## Exercise description
Beginning with the first line of the data below, reproduce every line unchanged, ending with the line that holds "const humans = [[4.802, 3.135]];".

· · · ·

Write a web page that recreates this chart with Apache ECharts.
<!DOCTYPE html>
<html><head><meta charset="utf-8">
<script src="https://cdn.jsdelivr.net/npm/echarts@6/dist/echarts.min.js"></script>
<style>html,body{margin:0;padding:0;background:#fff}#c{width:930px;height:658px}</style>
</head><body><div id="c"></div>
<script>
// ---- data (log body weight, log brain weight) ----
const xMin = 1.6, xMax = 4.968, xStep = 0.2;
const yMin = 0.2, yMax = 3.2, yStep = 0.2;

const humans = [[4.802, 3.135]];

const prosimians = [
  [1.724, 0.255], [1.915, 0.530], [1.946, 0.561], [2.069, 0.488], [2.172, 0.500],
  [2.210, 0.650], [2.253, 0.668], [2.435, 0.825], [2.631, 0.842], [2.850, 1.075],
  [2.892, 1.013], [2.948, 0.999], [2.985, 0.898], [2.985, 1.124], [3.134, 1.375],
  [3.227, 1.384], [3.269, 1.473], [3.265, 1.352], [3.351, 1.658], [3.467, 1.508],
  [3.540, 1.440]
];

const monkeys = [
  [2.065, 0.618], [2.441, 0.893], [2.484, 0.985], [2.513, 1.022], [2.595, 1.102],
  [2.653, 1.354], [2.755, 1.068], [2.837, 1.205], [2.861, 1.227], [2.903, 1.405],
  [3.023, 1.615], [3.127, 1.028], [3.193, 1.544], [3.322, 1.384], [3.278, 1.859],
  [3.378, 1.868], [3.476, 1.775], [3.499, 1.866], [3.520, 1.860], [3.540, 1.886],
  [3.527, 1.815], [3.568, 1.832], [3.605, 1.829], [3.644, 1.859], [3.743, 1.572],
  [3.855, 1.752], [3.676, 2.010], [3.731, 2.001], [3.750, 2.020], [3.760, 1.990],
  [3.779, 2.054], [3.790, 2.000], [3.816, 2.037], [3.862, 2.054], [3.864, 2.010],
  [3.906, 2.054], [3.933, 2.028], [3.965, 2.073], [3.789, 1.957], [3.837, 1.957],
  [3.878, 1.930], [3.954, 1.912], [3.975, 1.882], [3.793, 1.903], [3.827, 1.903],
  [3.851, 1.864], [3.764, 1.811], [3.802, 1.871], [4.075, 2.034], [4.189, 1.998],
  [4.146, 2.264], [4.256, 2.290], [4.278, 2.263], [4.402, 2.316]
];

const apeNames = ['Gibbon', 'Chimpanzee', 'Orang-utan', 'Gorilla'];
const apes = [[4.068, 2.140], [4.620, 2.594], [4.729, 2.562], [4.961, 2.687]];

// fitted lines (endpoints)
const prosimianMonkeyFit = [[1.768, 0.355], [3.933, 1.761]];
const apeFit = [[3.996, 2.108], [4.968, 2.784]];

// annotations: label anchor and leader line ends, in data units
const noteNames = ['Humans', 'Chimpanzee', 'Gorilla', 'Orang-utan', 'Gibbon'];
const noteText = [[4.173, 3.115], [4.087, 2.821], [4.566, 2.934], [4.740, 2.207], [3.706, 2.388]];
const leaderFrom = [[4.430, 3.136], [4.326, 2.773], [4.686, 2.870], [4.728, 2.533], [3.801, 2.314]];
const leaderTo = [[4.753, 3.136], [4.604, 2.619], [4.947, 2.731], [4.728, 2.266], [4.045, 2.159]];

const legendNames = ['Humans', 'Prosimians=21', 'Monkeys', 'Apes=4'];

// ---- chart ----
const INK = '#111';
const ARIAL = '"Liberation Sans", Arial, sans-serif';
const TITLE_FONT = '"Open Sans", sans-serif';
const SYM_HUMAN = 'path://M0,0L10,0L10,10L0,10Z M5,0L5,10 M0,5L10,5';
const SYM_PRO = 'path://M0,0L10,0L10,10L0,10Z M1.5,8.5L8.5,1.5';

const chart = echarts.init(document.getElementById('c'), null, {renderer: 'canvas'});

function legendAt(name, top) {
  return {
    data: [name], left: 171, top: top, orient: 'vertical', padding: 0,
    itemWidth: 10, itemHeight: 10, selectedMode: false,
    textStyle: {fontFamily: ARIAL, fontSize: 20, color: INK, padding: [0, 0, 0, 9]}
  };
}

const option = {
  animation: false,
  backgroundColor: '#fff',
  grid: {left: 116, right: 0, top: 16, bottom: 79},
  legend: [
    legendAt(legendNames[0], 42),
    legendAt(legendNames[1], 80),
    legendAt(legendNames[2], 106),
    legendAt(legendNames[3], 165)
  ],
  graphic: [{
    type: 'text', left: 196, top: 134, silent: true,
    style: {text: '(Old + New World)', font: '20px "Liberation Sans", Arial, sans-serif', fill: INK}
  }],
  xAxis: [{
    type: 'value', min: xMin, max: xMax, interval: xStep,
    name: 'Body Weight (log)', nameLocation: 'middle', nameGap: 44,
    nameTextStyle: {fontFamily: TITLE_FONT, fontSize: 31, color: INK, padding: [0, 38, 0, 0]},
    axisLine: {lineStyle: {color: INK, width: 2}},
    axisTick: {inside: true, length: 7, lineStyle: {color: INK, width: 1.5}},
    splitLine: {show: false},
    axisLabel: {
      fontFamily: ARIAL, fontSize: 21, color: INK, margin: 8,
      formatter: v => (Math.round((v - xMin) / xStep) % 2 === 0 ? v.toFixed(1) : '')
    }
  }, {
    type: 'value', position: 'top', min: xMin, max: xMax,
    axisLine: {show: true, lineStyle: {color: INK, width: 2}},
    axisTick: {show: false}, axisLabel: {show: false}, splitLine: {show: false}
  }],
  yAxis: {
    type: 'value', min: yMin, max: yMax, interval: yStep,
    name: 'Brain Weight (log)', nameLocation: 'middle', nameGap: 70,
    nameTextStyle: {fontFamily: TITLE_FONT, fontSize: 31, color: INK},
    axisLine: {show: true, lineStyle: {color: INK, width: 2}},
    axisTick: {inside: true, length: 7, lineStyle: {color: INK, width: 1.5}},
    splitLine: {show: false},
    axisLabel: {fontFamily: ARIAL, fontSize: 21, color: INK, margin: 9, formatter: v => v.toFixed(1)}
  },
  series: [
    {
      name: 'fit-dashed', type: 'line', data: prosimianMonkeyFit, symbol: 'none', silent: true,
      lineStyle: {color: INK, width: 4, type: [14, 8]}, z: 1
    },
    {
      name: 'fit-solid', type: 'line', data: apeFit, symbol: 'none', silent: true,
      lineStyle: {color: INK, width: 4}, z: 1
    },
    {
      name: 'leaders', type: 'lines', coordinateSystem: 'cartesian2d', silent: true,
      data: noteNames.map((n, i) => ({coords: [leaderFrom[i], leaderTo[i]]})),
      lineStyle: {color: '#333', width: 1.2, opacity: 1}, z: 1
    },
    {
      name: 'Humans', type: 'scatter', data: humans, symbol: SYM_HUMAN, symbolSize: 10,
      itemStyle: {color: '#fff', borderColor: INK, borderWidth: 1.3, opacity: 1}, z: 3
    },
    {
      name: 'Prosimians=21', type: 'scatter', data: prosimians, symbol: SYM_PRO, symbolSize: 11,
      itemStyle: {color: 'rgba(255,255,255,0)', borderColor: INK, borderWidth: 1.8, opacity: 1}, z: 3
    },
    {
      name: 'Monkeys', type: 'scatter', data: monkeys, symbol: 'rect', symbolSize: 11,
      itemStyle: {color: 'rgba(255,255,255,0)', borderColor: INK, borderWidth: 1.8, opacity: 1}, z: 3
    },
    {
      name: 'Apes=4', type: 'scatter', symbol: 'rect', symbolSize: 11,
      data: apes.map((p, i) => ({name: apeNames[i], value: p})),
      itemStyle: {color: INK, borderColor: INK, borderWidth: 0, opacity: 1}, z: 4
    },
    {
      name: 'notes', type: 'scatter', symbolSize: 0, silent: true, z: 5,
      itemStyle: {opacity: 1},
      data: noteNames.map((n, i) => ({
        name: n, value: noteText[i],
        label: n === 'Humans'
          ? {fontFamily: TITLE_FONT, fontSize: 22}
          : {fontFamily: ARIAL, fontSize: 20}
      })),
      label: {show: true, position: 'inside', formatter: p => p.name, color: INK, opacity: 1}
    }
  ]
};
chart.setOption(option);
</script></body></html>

· · · ·

## Written answer
Write a web page that recreates this chart with Apache ECharts.
<!DOCTYPE html>
<html><head><meta charset="utf-8">
<script src="https://cdn.jsdelivr.net/npm/echarts@6/dist/echarts.min.js"></script>
<style>html,body{margin:0;padding:0;background:#fff}#c{width:930px;height:658px}</style>
</head><body><div id="c"></div>
<script>
// ---- data (log body weight, log brain weight) ----
const xMin = 1.6, xMax = 4.968, xStep = 0.2;
const yMin = 0.2, yMax = 3.2, yStep = 0.2;

const humans = [[4.802, 3.135]];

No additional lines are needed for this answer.